Joanna Torres, who owns Arepas Restaurant in San Jose's Willow Glen neighborhood and San Francisco, is pledging 30 percent of proceeds to earthquake relief after twin tremors — including a 7.5-magnitude quake — killed at least 235 people in Venezuela. Bay Area residents with family in the disaster zone are still accounting for who survived.
The menu at Arepas Restaurant in Willow Glen didn't change after the earthquakes. The revenue will — for the next month, at least.

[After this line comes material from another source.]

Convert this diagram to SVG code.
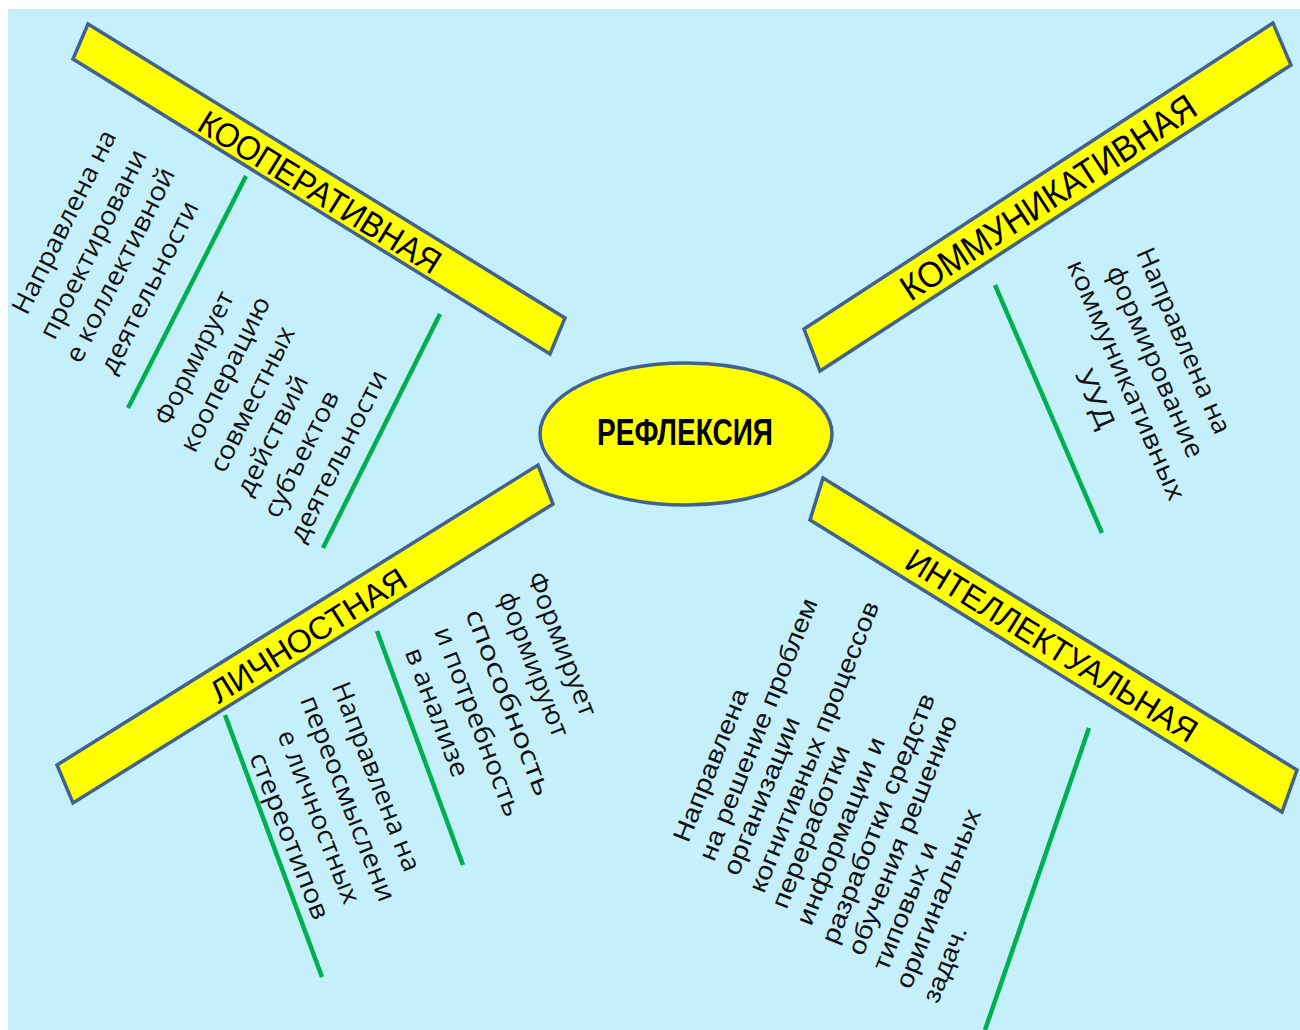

Joanna Torres, who owns Arepas Restaurant with locations in San Jose's Willow Glen neighborhood and in San Francisco, said she was still processing the news Thursday when she made the call: 30 percent of proceeds at both locations, for one month, would go to earthquake relief. "My heart is still broken," she told NBC Bay Area. "I cannot believe what happened to my country." Torres said her immediate family is accounted for. Others she knows were not so fortunate.
The twin earthquakes struck Venezuela on Wednesday evening. The U.S. Geological Survey reported two back-to-back tremors: the first near San Felipe, about 100 miles west of Caracas; the second, measuring magnitude 7.5, striking only 39 seconds later, near Yumare. NBC Bay Area's continuing coverage put the death toll at at least 235 by late Thursday, with rescue teams still working through rubble in La Guaira — the coastal state declared a disaster zone and among the hardest hit.
For members of the Bay Area's Venezuelan community with family there, the hours after the quakes became a grim accounting. Gladys Aparicio, a San Francisco resident, said her 80-year-old mother did not survive; when a family member went to check on her in La Guaira, the building had collapsed. Liz Jaqueline Bermudez, who was in Venezuela when the shaking began, told NBC Bay Area she was on the seventh floor of a high-rise when the first tremor hit; by the time the second earthquake struck — 39 seconds later — she had only reached the fourth floor.
Two U.S. search-and-rescue task forces, from Los Angeles and Virginia, were en route to the disaster zone Thursday. Harold Schapelhouman, the former Menlo Park Fire Chief who has led teams into Haiti and Taiwan after major earthquakes, offered a blunt read on what comes next. "If it's anything like Haiti, you have a humanitarian problem," he said. "Which means the living don't have proper food, water, sanitation, support, shelter. And that's going to become a bigger problem."
Torres said the pledge at her Willow Glen and San Francisco locations runs for one month.